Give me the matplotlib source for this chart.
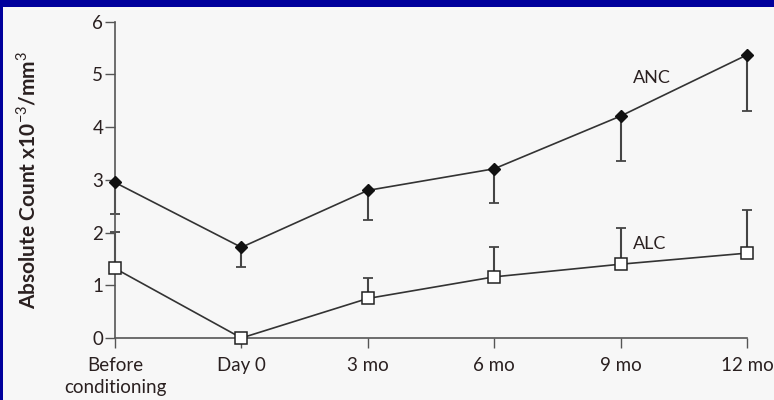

* * *

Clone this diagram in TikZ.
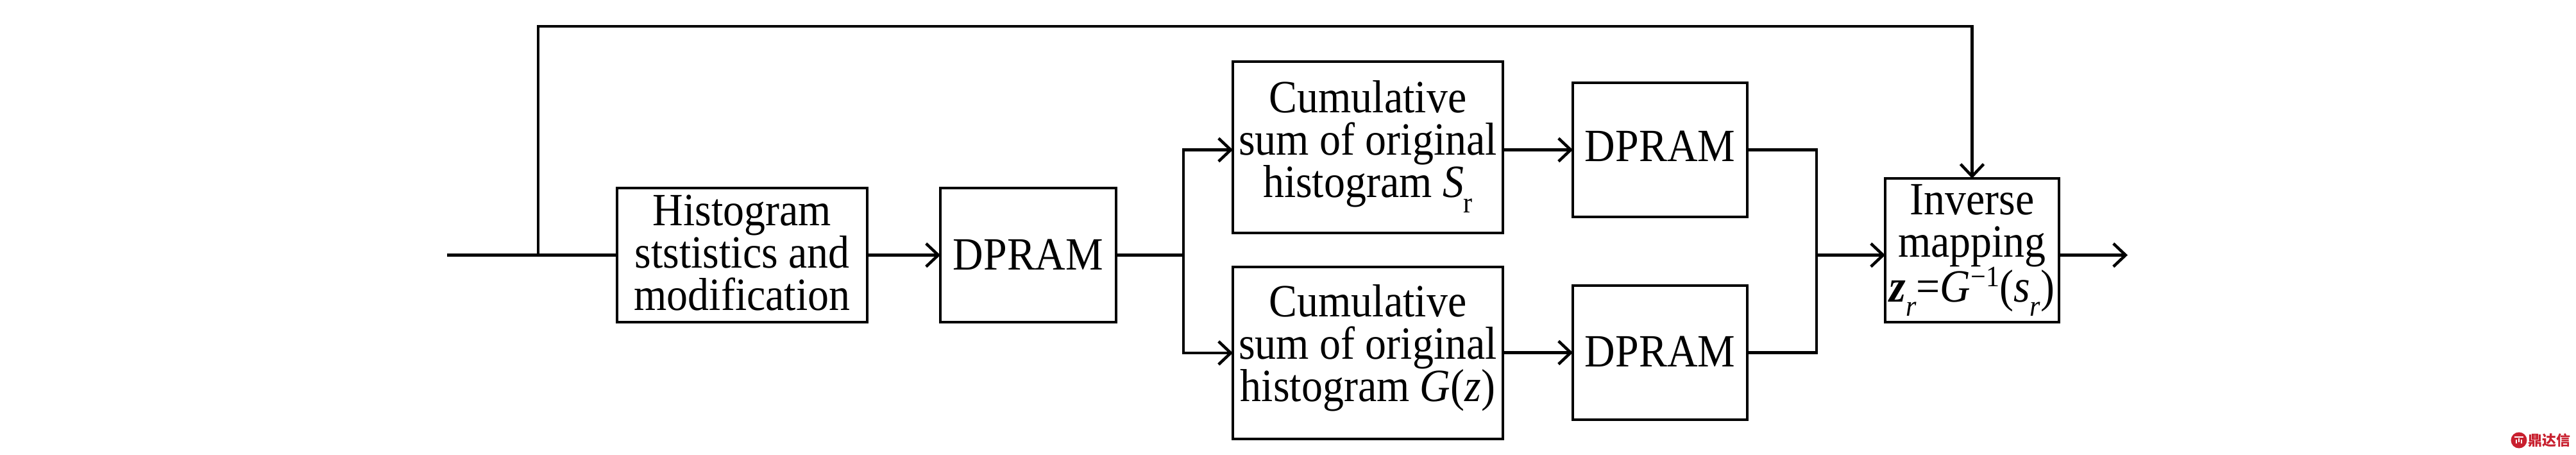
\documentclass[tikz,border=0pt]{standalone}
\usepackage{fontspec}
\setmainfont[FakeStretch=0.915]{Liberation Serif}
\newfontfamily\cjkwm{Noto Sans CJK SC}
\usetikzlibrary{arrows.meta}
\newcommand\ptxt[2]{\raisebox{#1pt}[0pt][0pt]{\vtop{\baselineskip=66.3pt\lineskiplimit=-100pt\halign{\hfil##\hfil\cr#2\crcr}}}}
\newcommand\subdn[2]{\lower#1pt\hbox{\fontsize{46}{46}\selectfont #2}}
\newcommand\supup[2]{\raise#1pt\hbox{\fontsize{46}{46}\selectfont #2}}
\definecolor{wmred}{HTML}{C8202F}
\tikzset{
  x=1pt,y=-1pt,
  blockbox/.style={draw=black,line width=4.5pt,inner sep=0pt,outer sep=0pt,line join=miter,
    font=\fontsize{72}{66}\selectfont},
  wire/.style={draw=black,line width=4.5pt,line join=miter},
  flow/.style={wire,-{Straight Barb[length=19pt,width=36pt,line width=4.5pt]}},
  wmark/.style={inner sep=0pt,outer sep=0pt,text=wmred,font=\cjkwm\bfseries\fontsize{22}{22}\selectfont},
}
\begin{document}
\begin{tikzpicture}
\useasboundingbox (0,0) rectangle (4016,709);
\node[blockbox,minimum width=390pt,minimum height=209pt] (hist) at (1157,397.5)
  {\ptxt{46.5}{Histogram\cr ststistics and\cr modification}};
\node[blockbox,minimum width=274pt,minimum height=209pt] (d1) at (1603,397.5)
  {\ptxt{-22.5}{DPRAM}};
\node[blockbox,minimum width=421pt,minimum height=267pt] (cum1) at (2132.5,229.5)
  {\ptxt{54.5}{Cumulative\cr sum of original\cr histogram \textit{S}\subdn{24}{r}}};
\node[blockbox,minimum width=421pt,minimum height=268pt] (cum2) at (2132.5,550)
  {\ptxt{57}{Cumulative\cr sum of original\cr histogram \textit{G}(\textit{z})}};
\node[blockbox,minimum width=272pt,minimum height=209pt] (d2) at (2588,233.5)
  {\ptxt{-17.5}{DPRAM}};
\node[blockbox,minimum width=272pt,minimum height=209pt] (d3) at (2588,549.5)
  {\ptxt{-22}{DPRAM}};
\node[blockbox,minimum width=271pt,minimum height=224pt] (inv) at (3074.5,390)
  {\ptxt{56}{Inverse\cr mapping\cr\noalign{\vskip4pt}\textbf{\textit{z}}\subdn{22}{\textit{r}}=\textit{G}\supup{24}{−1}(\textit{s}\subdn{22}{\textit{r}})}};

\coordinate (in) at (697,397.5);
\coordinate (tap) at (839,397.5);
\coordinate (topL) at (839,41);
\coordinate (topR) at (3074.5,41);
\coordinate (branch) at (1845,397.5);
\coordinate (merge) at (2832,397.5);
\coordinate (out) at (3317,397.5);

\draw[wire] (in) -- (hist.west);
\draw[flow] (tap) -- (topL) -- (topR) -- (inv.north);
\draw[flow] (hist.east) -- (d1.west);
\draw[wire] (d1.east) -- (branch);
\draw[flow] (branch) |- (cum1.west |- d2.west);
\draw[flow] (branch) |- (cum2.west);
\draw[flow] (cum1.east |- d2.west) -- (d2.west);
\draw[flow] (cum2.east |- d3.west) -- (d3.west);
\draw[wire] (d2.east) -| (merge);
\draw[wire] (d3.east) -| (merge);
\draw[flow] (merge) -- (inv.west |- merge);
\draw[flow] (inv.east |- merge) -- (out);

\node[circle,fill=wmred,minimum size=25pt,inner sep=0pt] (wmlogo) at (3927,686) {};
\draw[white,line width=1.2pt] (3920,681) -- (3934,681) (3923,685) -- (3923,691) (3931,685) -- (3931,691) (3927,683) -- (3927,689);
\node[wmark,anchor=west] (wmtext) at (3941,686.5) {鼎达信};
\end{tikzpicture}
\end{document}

Task requirements.
Where a line above contains the word "this", copy that line.

Output below.
Give me the matplotlib source for this chart.
Clone this diagram in TikZ.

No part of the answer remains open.